На её счастье, дверь в тайное хранилище была почему-то открыта, и Бану испугалась, что Веретено внутри, но, потянув носом воздух, не уловила и тени его запаха. Проскользнув за дверь, она очутилась в кромешной тьме. А где выключатель, она не знала – в прошлый раз свет для неё зажёг Кафар. Скоро, однако, её глаза привыкли к темноте, а большой зал, где хранились куколки, довольно неплохо освещался благодаря дверному проёму, что вёл во двор. Бану не хотелось подходить к стене: от неё веяло чем-то жутким. Не злым, нет, потому что Веретено никогда не было злым по сути. Скорее в вольтах чувствовалась некая наивная, упрямая глупость. Sancta simplicitus, как подумалось Бану. Веретено напомнило ей детей, которые насаживают на кол жучков и разрывают муравьёв на части только из чистосердечного любопытства. Вряд ли это очаровательное создание осознавало, что делает, и отдавало себе отчёт в своей невыносимой жестокости. Скорее всего, Веретеном не руководило ничего, кроме инстинктов. И это было страшно. Такому человеку невозможно объяснить что-либо, с ним нельзя договориться.

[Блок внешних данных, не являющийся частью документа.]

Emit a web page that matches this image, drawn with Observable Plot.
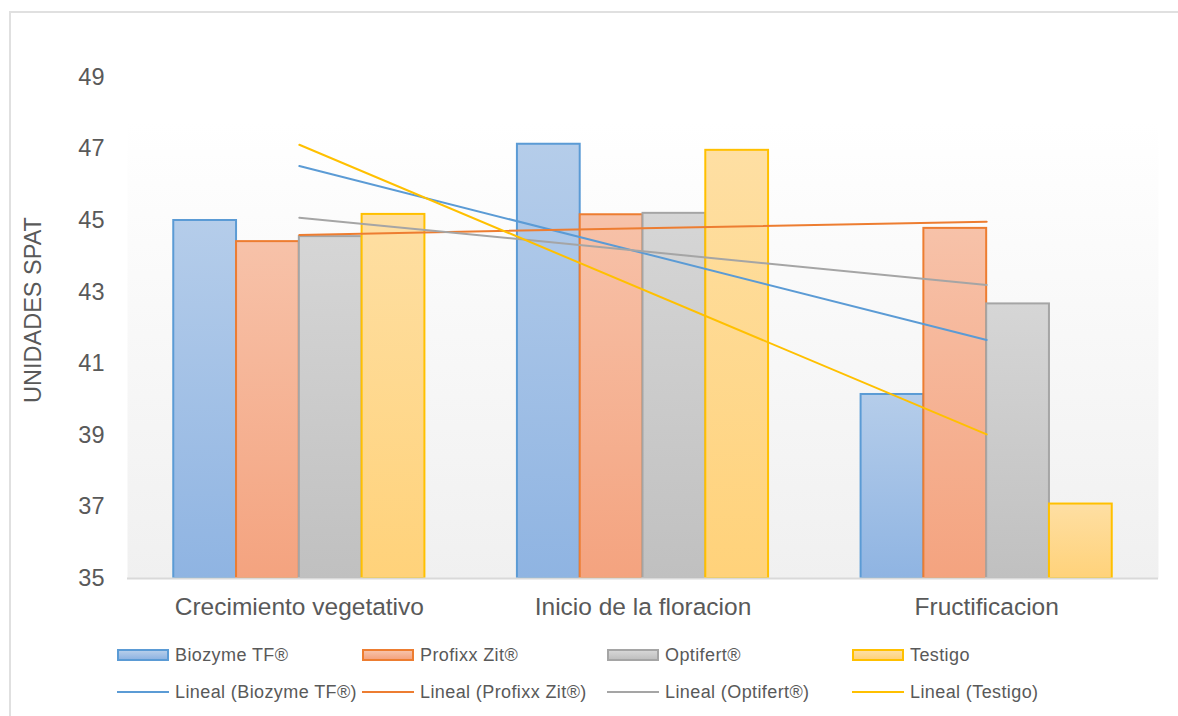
<!DOCTYPE html>
<html>
<head>
<meta charset="utf-8">
<script src="https://cdn.jsdelivr.net/npm/d3@7"></script>
<script src="https://cdn.jsdelivr.net/npm/@observablehq/plot@0.6"></script>
<style>
  html, body { margin: 0; padding: 0; background: #fff; overflow: hidden; }
  #wrap { position: relative; width: 1178px; height: 716px; font-family: "Liberation Sans", Arial, sans-serif; color: #595959; }
  #frame { position: absolute; left: 9px; top: 11px; width: 1300px; height: 800px; border: 2px solid #e0e0e0; box-sizing: border-box; }
  #chart { position: absolute; left: 0; top: 0; }
  .lg { position: absolute; font-size: 18px; letter-spacing: 0.4px; line-height: 20px; white-space: nowrap; }
  .sw { position: absolute; box-sizing: border-box; }
</style>
</head>
<body>
<div id="wrap">
  <div id="frame"></div>
  <div id="chart"></div>
  <div id="legend"></div>
</div>
<script>
const categories = ["Crecimiento vegetativo", "Inicio de la floracion", "Fructificacion"];
const series = ["Biozyme TF®", "Profixx Zit®", "Optifert®", "Testigo"];
const biozyme = [45.0, 47.13, 40.14];
const profixx = [44.41, 45.16, 44.78];
const optifert = [44.55, 45.2, 42.67];
const testigo = [45.17, 46.96, 37.08];
const yTicks = [35, 37, 39, 41, 43, 45, 47, 49];
const yLabel = "UNIDADES SPAT";

const values = [biozyme, profixx, optifert, testigo];
const strokes = ["#5b9bd5", "#ed7d31", "#a5a5a5", "#ffc000"];
const gradTop = ["#b5cdea", "#f7c2a9", "#d6d6d6", "#fedfa3"];
const gradBot = ["#8fb4e2", "#f4a37f", "#c0c0c0", "#ffd27a"];

const rows = categories.flatMap((c, i) => series.map((s, k) => ({cat: c, idx: i + 1, series: s, k, value: values[k][i]})));

const W = 1178, H = 620;
const bw = 0.1827; // bar width in category units

const barMarks = series.map((s, k) => Plot.rectY(rows.filter(d => d.k === k), {
  x1: d => d.idx + (d.k - 2) * bw,
  x2: d => d.idx + (d.k - 1) * bw,
  y1: 35,
  y2: "value",
  fill: `url(#g${k})`,
  stroke: strokes[k],
  strokeWidth: 2,
  inset: 0
}));

const chart = Plot.plot({
  width: W,
  height: H,
  marginLeft: 127,
  marginRight: 20,
  marginTop: 41,
  marginBottom: H - 578,
  style: {fontFamily: "'Liberation Sans', Arial, sans-serif", color: "#595959", background: "transparent", overflow: "visible"},
  x: {type: "linear", domain: [0.5, 3.5]},
  y: {domain: [35, 50]},
  color: {domain: series, range: strokes},
  marks: [
    Plot.frame({fill: "url(#bg)", stroke: null}),
    ...barMarks,
    Plot.ruleY([35], {stroke: "#d9d9d9", strokeWidth: 2}),
    Plot.linearRegressionY(rows, {x: "idx", y: "value", stroke: "series", ci: 0, strokeWidth: 2}),
    Plot.axisY({ticks: yTicks, tickSize: 0, tickPadding: 23, fontSize: 23.5, label: null, tickFormat: d => String(d)}),
    Plot.axisX({ticks: [1, 2, 3], tickSize: 0, tickPadding: 19, fontSize: 24.5, label: null, tickFormat: i => categories[i - 1]}),
    Plot.text([yLabel], {frameAnchor: "left", dx: -94, rotate: -90, textAnchor: "middle", fontSize: 23.5, fill: "#595959"})
  ]
});

// gradient definitions
const svgSel = d3.select(chart.tagName.toLowerCase() === "svg" ? chart : chart.querySelector("svg"));
const defs = svgSel.insert("defs", ":first-child");
const bg = defs.append("linearGradient").attr("id", "bg").attr("x1", 0).attr("y1", 0).attr("x2", 0).attr("y2", 1);
bg.append("stop").attr("offset", "0%").attr("stop-color", "#ffffff");
bg.append("stop").attr("offset", "15%").attr("stop-color", "#ffffff");
bg.append("stop").attr("offset", "100%").attr("stop-color", "#f0f0f0");
series.forEach((s, k) => {
  const g = defs.append("linearGradient").attr("id", `g${k}`).attr("x1", 0).attr("y1", 0).attr("x2", 0).attr("y2", 1);
  g.append("stop").attr("offset", "0%").attr("stop-color", gradTop[k]);
  g.append("stop").attr("offset", "100%").attr("stop-color", gradBot[k]);
});
svgSel.selectAll("text").attr("fill", "#595959");

document.getElementById("chart").appendChild(chart);

// legend
const legend = document.getElementById("legend");
const colX = [117, 362, 607, 852];
series.forEach((s, k) => {
  const sw = document.createElement("div");
  sw.className = "sw";
  sw.style.left = colX[k] + "px";
  sw.style.top = "649px";
  sw.style.width = "52px";
  sw.style.height = "12px";
  sw.style.border = `2px solid ${strokes[k]}`;
  sw.style.background = `linear-gradient(${gradTop[k]}, ${gradBot[k]})`;
  legend.appendChild(sw);
  const t = document.createElement("div");
  t.className = "lg";
  t.style.left = (colX[k] + 58) + "px";
  t.style.top = "645px";
  t.textContent = s;
  legend.appendChild(t);

  const ln = document.createElement("div");
  ln.className = "sw";
  ln.style.left = colX[k] + "px";
  ln.style.top = "691px";
  ln.style.width = "52px";
  ln.style.height = "2px";
  ln.style.background = strokes[k];
  legend.appendChild(ln);
  const t2 = document.createElement("div");
  t2.className = "lg";
  t2.style.left = (colX[k] + 58) + "px";
  t2.style.top = "682px";
  t2.textContent = `Lineal (${s})`;
  legend.appendChild(t2);
});
</script>
</body>
</html>
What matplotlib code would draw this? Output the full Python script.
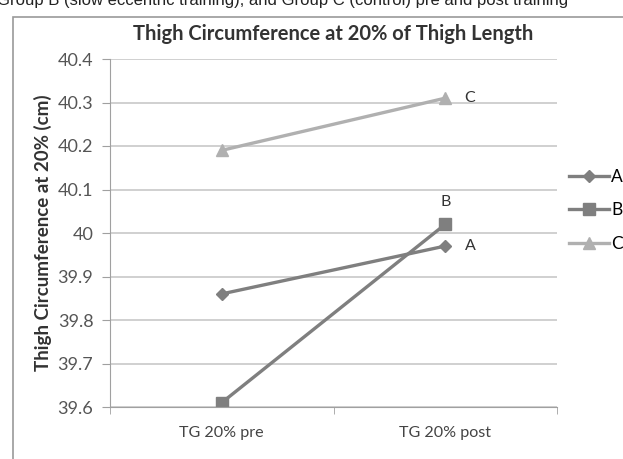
import matplotlib.pyplot as plt
from matplotlib.patches import Rectangle

# thigh circumference at 20% of thigh length, pre and post training
timepoints = ['TG 20% pre', 'TG 20% post']
group_a = [39.86, 39.97]
group_b = [39.61, 40.02]
group_c = [40.19, 40.31]
y_ticks = [39.6, 39.7, 39.8, 39.9, 40.0, 40.1, 40.2, 40.3, 40.4]
y_tick_labels = ['39.6', '39.7', '39.8', '39.9', '40', '40.1', '40.2', '40.3', '40.4']

plt.rcParams['font.family'] = ['Lato', 'DejaVu Sans']

fig = plt.figure(figsize=(6.23, 4.59), dpi=100)
ax = fig.add_axes([110 / 623, 1 - 407 / 459, 447 / 623, 348 / 459])

# outer chart frame and caption line above it
fig.patches.append(Rectangle((13 / 623, -0.1), 1.2, 1 - 17 / 459 + 0.1,
                             transform=fig.transFigure, fill=False,
                             edgecolor='#9a9a9a', linewidth=1.2))
fig.text(-0.005, 1.015, 'Group B (slow eccentric training), and Group C (control) pre and post training',
         fontsize=12, family='Liberation Sans', color='#222222', va='top')

x = range(len(timepoints))
ax.plot(x, group_a, marker='D', markersize=6, color='#7f7f7f', linewidth=2.4, label='A')
ax.plot(x, group_b, marker='s', markersize=9, color='#7f7f7f', linewidth=2.4, label='B')
ax.plot(x, group_c, marker='^', markersize=8, color='#b0b0b0', linewidth=2.4, label='C')

ax.annotate('C', (1, group_c[1]), xytext=(14, 0), textcoords='offset points',
            va='center', fontsize=11.5, color='#333333')
ax.annotate('A', (1, group_a[1]), xytext=(14, 0), textcoords='offset points',
            va='center', fontsize=11.5, color='#333333')
ax.annotate('B', (1, group_b[1]), xytext=(0, 11), textcoords='offset points',
            ha='center', va='bottom', fontsize=11.5, color='#333333')

ax.set_xlim(-0.5, 1.5)
ax.set_ylim(39.6, 40.4)
ax.set_xticks(list(x))
ax.set_xticklabels(timepoints, fontsize=11.6, color='#444444')
ax.set_xticks([-0.5, 0.5, 1.5], minor=True)
ax.tick_params(axis='x', which='major', length=0, pad=14)
ax.tick_params(axis='x', which='minor', length=5, color='#a0a0a0', direction='out')
ax.set_yticks(y_ticks)
ax.set_yticklabels(y_tick_labels, fontsize=13, color='#555555')
ax.tick_params(axis='y', length=6, color='#a0a0a0', pad=6)

ax.grid(axis='y', color='#c8c8c8', linewidth=1.2)
ax.set_axisbelow(True)
for side in ['top', 'right']:
    ax.spines[side].set_visible(False)
ax.spines['left'].set_color('#a0a0a0')
ax.spines['bottom'].set_color('#a0a0a0')

ax.set_title('Thigh Circumference at 20% of Thigh Length', fontsize=14.5,
             fontweight='bold', color='#333333', pad=14)
ax.set_ylabel('Thigh Circumference at 20% (cm)', fontsize=13.5,
              fontweight='bold', color='#333333', labelpad=4)

ax.legend(loc='center left', bbox_to_anchor=(1.012, 0.565), frameon=False,
          fontsize=12.5, handlelength=2.3, handletextpad=0.1, labelspacing=1.0,
          borderaxespad=0)

fig.savefig('out.png', dpi=100)
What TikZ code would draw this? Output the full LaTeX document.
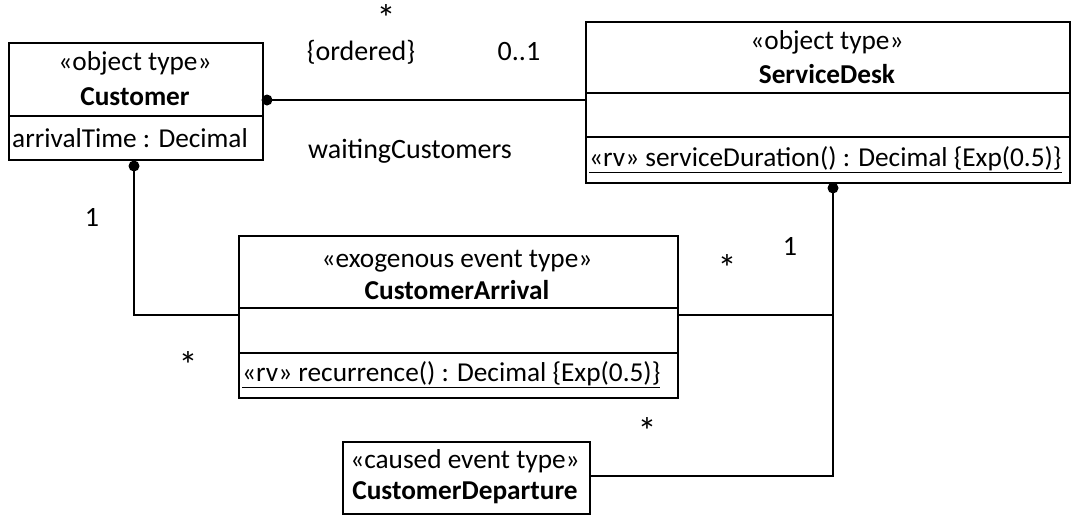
\documentclass[tikz,border=0pt]{standalone}
\usepackage{fontspec}
\setmainfont{Carlito}
\begin{document}
\begin{tikzpicture}[x=1pt,y=-1pt,
  box/.style={draw,line width=1.7pt,inner sep=0pt,anchor=north west},
  sep/.style={line width=1.7pt},
  conn/.style={line width=1.2pt},
  txt/.style={inner sep=0pt,font=\fontsize{27.3}{32}\selectfont},
  lbl/.style={inner sep=0pt,font=\fontsize{28}{32}\selectfont},
  star/.style={inner sep=0pt,font=\fontsize{38}{40}\selectfont},
  dot/.style={circle,fill=black,inner sep=0pt,minimum size=11pt}]
\useasboundingbox (0,0) rectangle (1071,517);
% Customer
\node[box,minimum width=254pt,minimum height=117pt] (cust) at (8,42) {};
\draw[sep] (8,116) -- (262,116);
\node[txt] (custst) at (135,63) {«object type»};
\node[txt] (custnm) at (135,97) {\bfseries Customer};
\node[txt,anchor=west] (custat) at (12,138) {arrivalTime : Decimal};
% ServiceDesk
\node[box,minimum width=484pt,minimum height=161pt] (sd) at (585,21) {};
\draw[sep] (585,93) -- (1069,93);
\draw[sep] (585,137) -- (1069,137);
\node[txt] (sdst) at (827,42) {«object type»};
\node[txt] (sdnm) at (827,74) {\bfseries ServiceDesk};
\node[txt,anchor=west] (sdop) at (589,160) {\underline{«rv» serviceDuration() : Decimal \{Exp(0.5)\}}};
% CustomerArrival
\node[box,minimum width=439pt,minimum height=162pt] (ca) at (238,235) {};
\draw[sep] (238,308) -- (677,308);
\draw[sep] (238,353) -- (677,353);
\node[txt] (cast) at (457,261) {«exogenous event type»};
\node[txt] (canm) at (457,290) {\bfseries CustomerArrival};
\node[txt,anchor=west] (caop) at (242,375) {\underline{«rv» recurrence() : Decimal \{Exp(0.5)\}}};
% CustomerDeparture
\node[box,minimum width=247pt,minimum height=72pt] (cd) at (342,441) {};
\node[txt] (cdst) at (465,461) {«caused event type»};
\node[txt] (cdnm) at (465,493) {\bfseries CustomerDeparture};
% dots
\node[dot] (d1) at (267,100) {};
\node[dot] (d2) at (134,166) {};
\node[dot] (d3) at (833,188) {};
% connectors
\draw[conn] (d1.center) -- (sd.west |- d1.center);
\coordinate (c1) at (134,315);
\coordinate (c2) at (833,315);
\coordinate (c3) at (833,476);
\draw[conn] (d2.center) -- (c1) -- (ca.west |- c1);
\draw[conn] (ca.east |- c2) -- (c2);
\draw[conn] (d3.center) -- (c3) -- (cd.east |- c3);
% labels
\node[star] (l1) at (386,18) {*};
\node[lbl] (l2) at (361,52) {\{ordered\}};
\node[lbl] (l3) at (519,52) {0..1};
\node[lbl] (l4) at (410,151) {waitingCustomers};
\node[lbl] (l5) at (92,217) {1};
\node[star] (l6) at (188,365) {*};
\node[star] (l7) at (727,268) {*};
\node[lbl] (l8) at (790,246) {1};
\node[star] (l9) at (647,431) {*};
\end{tikzpicture}
\end{document}
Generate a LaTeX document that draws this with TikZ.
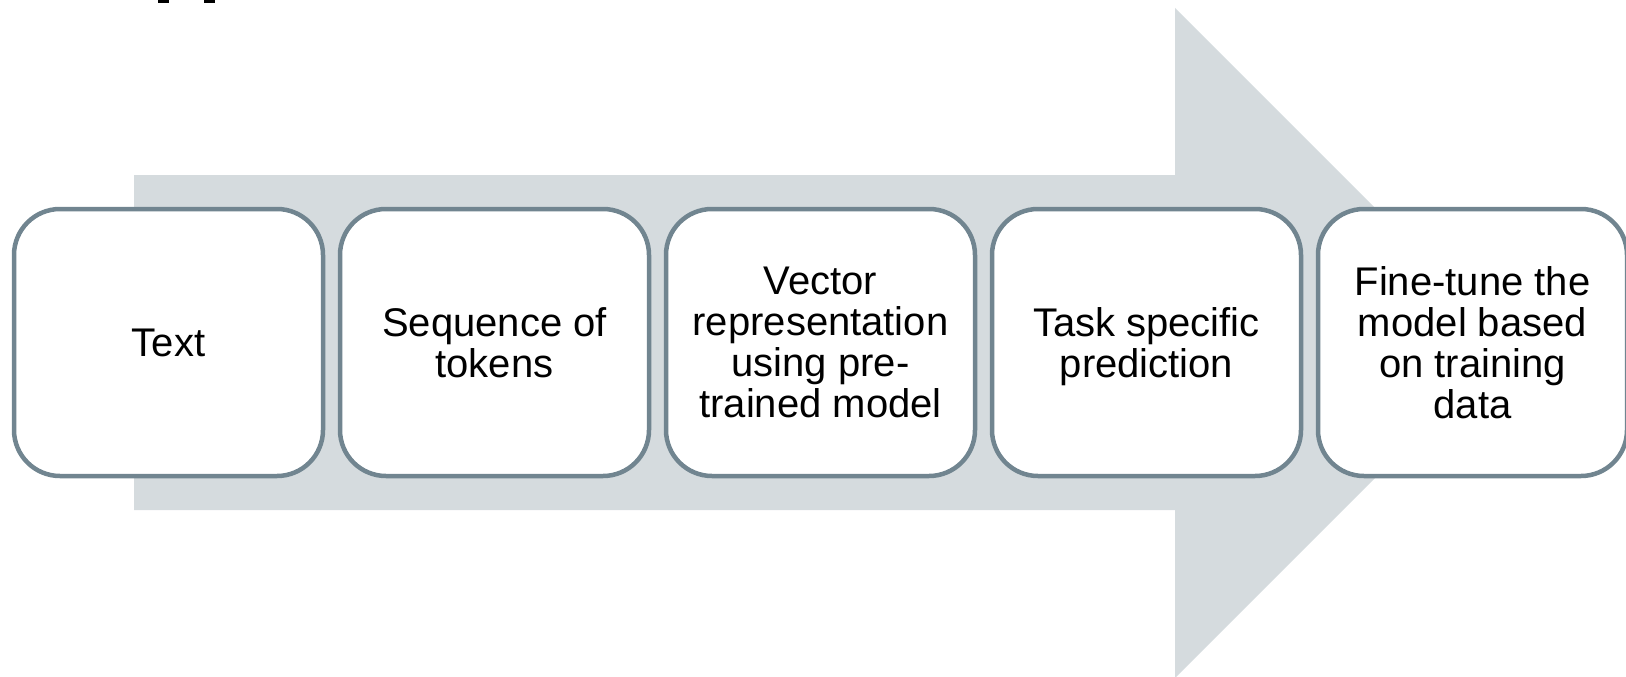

Превозмогая отвращение, Бану прохаживалась вдоль стены, кропотливо рассматривая детали внешности несчастных жертв. Наверху хранились самые старые, над которыми он, видимо, давно уже не работал. Их лиц было не разобрать, а иглы в их телах давным-давно проржавели и осыпались. Те куколки, что висели в нижнем ряду, выглядели посвежее. Среди них искала себя Бану, нашла Зейнаб, злорадно отметив, что Веретено вылепило довольно толстую фигурку, похожую на «палеолитическую Венеру». Но самой Бану не было. Она несколько раз внимательно осмотрела каждую куклу и так и не нашла себя. Она почувствовала отчаяние.
И тут потянуло сквозняком, принёсшим с собой губительный запах Веретена. От страха центр тяжести Бану сместился куда-то в пятки, но всё же она нашла в себе силы оторвать ноги от пола и побежать в соседний зал. Там, трясясь, она влезла в одну из маленьких чёрных комнаток, где к тому же кошмарно пахло, и застыла. Из своего убежища Бану слышала, как Веретено ходит по залу, мурлыча себе что-то под нос, щёлкает выключателями. Затем раздался приглушённый рёв мотора. По всей видимости, в этот раз Веретено пришло сюда с чисто хозяйственной целью.